How You Know When There's a Problem
The fractured organization theory may explain what happened to a friend of mine recently. Let's call him Fabian.
Fabian was the on-call engineer this past June. The overnight support team woke him up several nights in a row for irrelevant issues in the development environment. He brought this up to operations, who were responsible for managing the alert system. Unfortunately, the ops engineer was not sympathetic to his concerns in the slightest. Instead, the ops guy put it upon Fabian to tell him what the alert system should do. That's understandable, but Fabian had no information to that aim. The ops guy wouldn't share anything with Fabian or collaborate with him on putting a plan together.
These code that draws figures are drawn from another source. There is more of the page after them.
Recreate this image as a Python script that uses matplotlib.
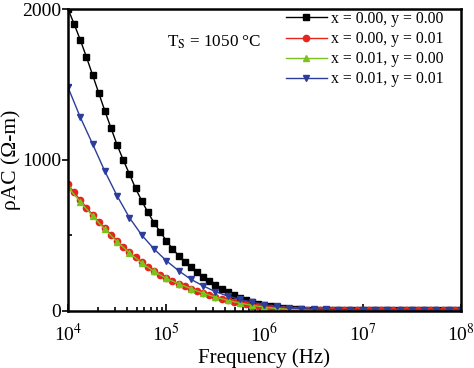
import numpy as np
import matplotlib
matplotlib.use('Agg')
import matplotlib.pyplot as plt

plt.rcParams['font.family'] = ['Liberation Serif', 'DejaVu Serif']
plt.rcParams['mathtext.fontset'] = 'stix'

# frequency sweeps (16 and 8 points per decade)
freq_fine = np.logspace(4, 8, 65)
freq_coarse = np.logspace(4, 8, 33)

# rho_AC (ohm-m)
rho_00_00 = [2000, 1900, 1795, 1682, 1563, 1444, 1325, 1212, 1099, 1000,
             907, 812, 730, 654, 585, 525, 466, 413, 367, 327,
             290, 256, 225, 196, 170, 146, 125, 106, 89, 74,
             60, 48, 38, 30, 24, 19, 15, 12, 10, 9,
             9, 8, 8, 8, 7, 7, 7, 7, 7, 7,
             7, 7, 7, 7, 7, 7, 7, 7, 7, 7,
             7, 7, 7, 7, 7]
rho_00_01 = [840, 785, 735, 685, 638, 592, 548, 506, 465, 425,
             390, 355, 322, 292, 265, 240, 218, 198, 180, 163,
             148, 132, 118, 104, 92, 80, 70, 60, 51, 43,
             36, 30, 24, 19, 15, 12, 10, 9, 8, 8,
             7, 7, 7, 7, 7, 7, 6, 6, 6, 6,
             6, 6, 6, 6, 6, 6, 6, 6, 6, 6,
             6, 6, 6, 6, 6]
rho_01_00 = [820, 722, 630, 540, 458, 385, 318, 262, 216, 180,
             148, 118, 92, 70, 52, 37, 25, 16, 11, 8,
             7, 7, 6, 6, 6, 6, 6, 6, 6, 6,
             6, 6, 6]
rho_01_01 = [1481, 1283, 1106, 925, 762, 618, 503, 411, 333, 267,
             210, 166, 128, 99, 77, 58, 42, 30, 21, 15,
             12, 10, 9, 8, 8, 7, 7, 7, 7, 7,
             7, 7, 7]

labels = ['x = 0.00, y = 0.00', 'x = 0.00, y = 0.01',
          'x = 0.01, y = 0.00', 'x = 0.01, y = 0.01']

fig = plt.figure(figsize=(4.74, 3.68), dpi=100)
ax = fig.add_axes([0.1435, 0.155, 0.829, 0.8205])

ax.plot(freq_fine, rho_00_00, color='black', marker='s', ms=4, lw=1, label=labels[0])
ax.plot(freq_fine, rho_00_01, color='#e4261e', marker='o', ms=4.5, lw=1, label=labels[1])
ax.plot(freq_coarse, rho_01_00, color='#7cc21e', marker='^', ms=5, lw=1, label=labels[2])
ax.plot(freq_coarse, rho_01_01, color='#2c3d9c', marker='v', ms=5, lw=1, label=labels[3])

ax.set_xscale('log')
ax.set_xlim(1e4, 1e8)
ax.set_ylim(0, 2000)
ax.set_xticks([1e4, 1e5, 1e6, 1e7, 1e8])
ax.set_xticklabels(['10$^{4}$', '10$^{5}$', '10$^{6}$', '10$^{7}$', '10$^{8}$'])
ax.set_yticks([0, 1000, 2000])
ax.set_yticks([500, 1500], minor=True)

ax.tick_params(axis='x', which='both', direction='in', labelsize=14, width=1.2)
ax.tick_params(axis='x', which='major', length=5, pad=9)
ax.tick_params(axis='x', which='minor', length=3)
ax.tick_params(axis='y', which='major', direction='out', length=4, width=1.2,
               labelsize=14, pad=1)
ax.tick_params(axis='y', which='minor', direction='in', length=3, width=1.2)
for s in ax.spines.values():
    s.set_linewidth(1.8)

ax.set_xlabel('Frequency (Hz)', fontsize=15, labelpad=2)
ax.set_ylabel('ρAC (Ω-m)', fontsize=15.5, labelpad=1)

ax.text(0.252, 0.874, 'T$_\\mathrm{S}$ = 1050 °C', transform=ax.transAxes,
        fontsize=12.3, va='baseline')

ax.legend(loc='upper right', bbox_to_anchor=(0.985, 1.03), frameon=False, fontsize=11.3,
          handlelength=2.6, handletextpad=0.3, labelspacing=0.26, borderaxespad=0.3)

fig.savefig('out.png', dpi=100)
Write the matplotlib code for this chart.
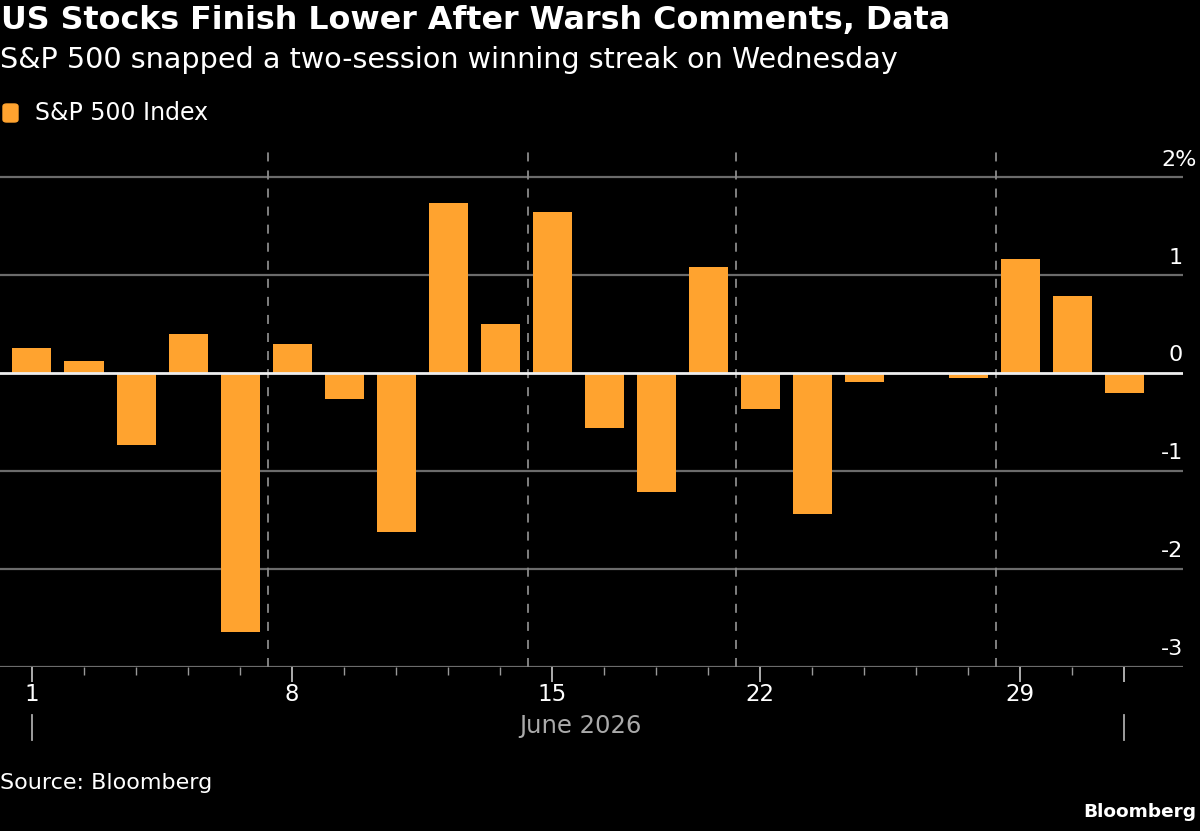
import matplotlib
matplotlib.use("Agg")
import matplotlib.pyplot as plt
import matplotlib.transforms as mtransforms
from matplotlib.patches import FancyBboxPatch

# ---- data ----
dates = ["2026-06-01", "2026-06-02", "2026-06-03", "2026-06-04", "2026-06-05",
         "2026-06-08", "2026-06-09", "2026-06-10", "2026-06-11", "2026-06-12",
         "2026-06-15", "2026-06-16", "2026-06-17", "2026-06-18",
         "2026-06-22", "2026-06-23", "2026-06-24", "2026-06-25", "2026-06-26",
         "2026-06-29", "2026-06-30", "2026-07-01"]
values = [0.26, 0.12, -0.73, 0.40, -2.64,
          0.30, -0.26, -1.62, 1.74, 0.50,
          1.65, -0.56, -1.21, 1.08,
          -0.37, -1.44, -0.09, -0.01, -0.05,
          1.17, 0.79, -0.20]
y_ticks = [2, 1, 0, -1, -2, -3]
y_tick_labels = ["2%", "1", "0", "-1", "-2", "-3"]
series_name = "S&P 500 Index"
title = "US Stocks Finish Lower After Warsh Comments, Data"
subtitle = "S&P 500 snapped a two-session winning streak on Wednesday"
month_label = "June 2026"
source = "Source: Bloomberg"

ORANGE = "#FFA32F"
BG = "#000000"
GRID = "#6b6b6b"
TXT = "#ffffff"
FONT = ["DejaVu Sans"]
plt.rcParams["font.family"] = FONT

W, H = 1200, 831
fig = plt.figure(figsize=(W / 100, H / 100), dpi=100, facecolor=BG)

ax_left, ax_right, ax_top, ax_bottom = 0, 1183, 145, 667
ax = fig.add_axes([ax_left / W, 1 - ax_bottom / H, (ax_right - ax_left) / W, (ax_bottom - ax_top) / H])
ax.set_facecolor(BG)

n = len(values)
xs = list(range(n))
ax.set_xlim(-0.615, 22.13)
ax.set_ylim(-3, 2.33)

# gridlines
for yv in y_ticks:
    if yv == 0:
        continue
    ax.axhline(yv, color=GRID, lw=1.6, zorder=1)

# week separators (between Friday and Monday)
days = [int(d[-2:]) for d in dates]
for i in range(1, n):
    if days[i] - days[i - 1] > 1 and dates[i][5:7] == dates[i - 1][5:7]:
        ax.axvline(i - 0.5 + 0.04, color="#8a8a8a", lw=1.3, ls=(0, (5, 5)), zorder=1)

ax.bar(xs, values, width=0.75, color=ORANGE, zorder=2)
ax.axhline(0, color="#eeeeee", lw=2, zorder=3)

for s in ax.spines.values():
    s.set_visible(False)

# y labels, inside the right side above the gridlines
YFS = 16
trans_y = mtransforms.blended_transform_factory(ax.transAxes, ax.transData)
for yv, lab in zip(y_ticks, y_tick_labels):
    xpos = 1.0 if not lab.endswith("%") else 1197 / 1183
    ax.text(xpos, yv + 0.12, lab, transform=trans_y, ha="right", va="baseline",
            color=TXT, fontsize=YFS)
ax.set_yticks([])

# x ticks
major_idx = [i for i in range(n) if days[i] in (1, 8, 15, 22, 29)]
major_labels = [str(days[i]) if dates[i][5:7] == "06" else "" for i in major_idx]
ax.set_xticks(major_idx)
ax.set_xticklabels(major_labels)
ax.set_xticks(xs, minor=True)
ax.tick_params(axis="x", which="major", length=11, width=1.3, color="#bbbbbb",
               labelcolor=TXT, labelsize=16.5, pad=0.5)
ax.tick_params(axis="x", which="minor", length=6, width=1.0, color="#999999")

# month row
trans_x = mtransforms.blended_transform_factory(ax.transData, fig.transFigure)
first_i = 0
last_i = n - 1
for i in (first_i, last_i):
    ax.plot([i, i], [1 - 715 / H, 1 - 740 / H], transform=trans_x, color="#aaaaaa",
            lw=1.3, clip_on=False)
ax.text((first_i + last_i) / 2 + 0.05, 1 - 726 / H, month_label, transform=trans_x,
        ha="center", va="center", color="#aaaaaa", fontsize=17.5)

# titles
fig.text(1 / W, 1 - 20 / H, title, color=TXT, fontsize=22.9, fontweight="bold",
         ha="left", va="center")
fig.text(0 / W, 1 - 60 / H, subtitle, color=TXT, fontsize=20.6, ha="left", va="center")

# legend
fig.patches.append(FancyBboxPatch((3 / W, 1 - 122 / H), 15 / W, 18 / H,
                                  boxstyle="round,pad=0.0,rounding_size=0.003",
                                  transform=fig.transFigure, color=ORANGE,
                                  figure=fig))
fig.text(35 / W, 1 - 113 / H, series_name, color=TXT, fontsize=17, ha="left", va="center")

fig.text(0 / W, 1 - 783 / H, source, color=TXT, fontsize=16, ha="left", va="center")
fig.text(1196 / W, 1 - 812 / H, "Bloomberg", color=TXT, fontsize=13.3,
         fontweight="bold", ha="right", va="center")

fig.savefig("out.png", dpi=100, facecolor=BG)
This story illustrates a misalignment between operations and development. Problems like this crop up all over the place. Usually, we can remedy or even avoid these situations by taking just a bit more time to understand the other side.
The four theories I've presented tell us about extremes. And yes, these extremes push the boundaries and aren't likely to occur. Still, an organization sitting somewhere in the middle may not have the right service management in non-production. As we've seen with Fabian's story, this is often an issue of misaligned goals.
So how do we get to just enough service management? Maybe the answers lay in what's working so well for DevOps! Let's see how.
Just Enough Service Management
IT teams have members with specialties suited to their functional area. Operations folks keep the wheels turning. QA makes sure the applications behave as promised. There are several other specialties—networking, security, and development are just a few examples. Ideally, all of these teams interact and work together toward a well-functioning IT department. But it doesn't just happen. It takes some key ingredients.
Working together effectively takes good leadership. Leadership happens at all levels in an organization. Remember, a leader is a person, not a role.
It's also critical to have a shared vision and shared goals. Creating a shared vision is part of being a leader. Here are a few points to remember about vision:
- A shared vision creates alignment.
- The vision should be exciting to everyone.
- You have to do some selling to get everyone aligned with the vision.
Your vision for the test environment could be something like: "Our test environment will be a well-oiled machine." Use metaphors like "Smooth Operators" or "Pit Crew" to convey the right modes of thinking.
Keep communications open and honest. Open, honest communications can be one of the most significant challenges you'll face in implementing the right amount of service management. Many of us have a hard time being honest for fear of looking weak in the eyes of others. That fear is difficult to overcome, especially in an environment where we don't feel safe and secure. Managers have the vital task of creating an environment where employees feel safe and able to communicate openly. Trust is essential to success.
One Last Look
Getting the wrong amount of service management in any environment is a problem. Too little opens up all kinds of risks. Too much ITSM results in wasted time and resources. In this post, I presented four theories for how an organization might end up with the wrong amount of service management in non-prod and discussed what changes you can make to correct that.
ITSM doesn't happen in a bubble. It takes alignment between many stakeholders. There are three main things we can do to get alignment: wear your leader hat, share the vision, and converse honestly. You can accomplish any goal when you're set up to win—even with something as challenging as achieving just enough service management.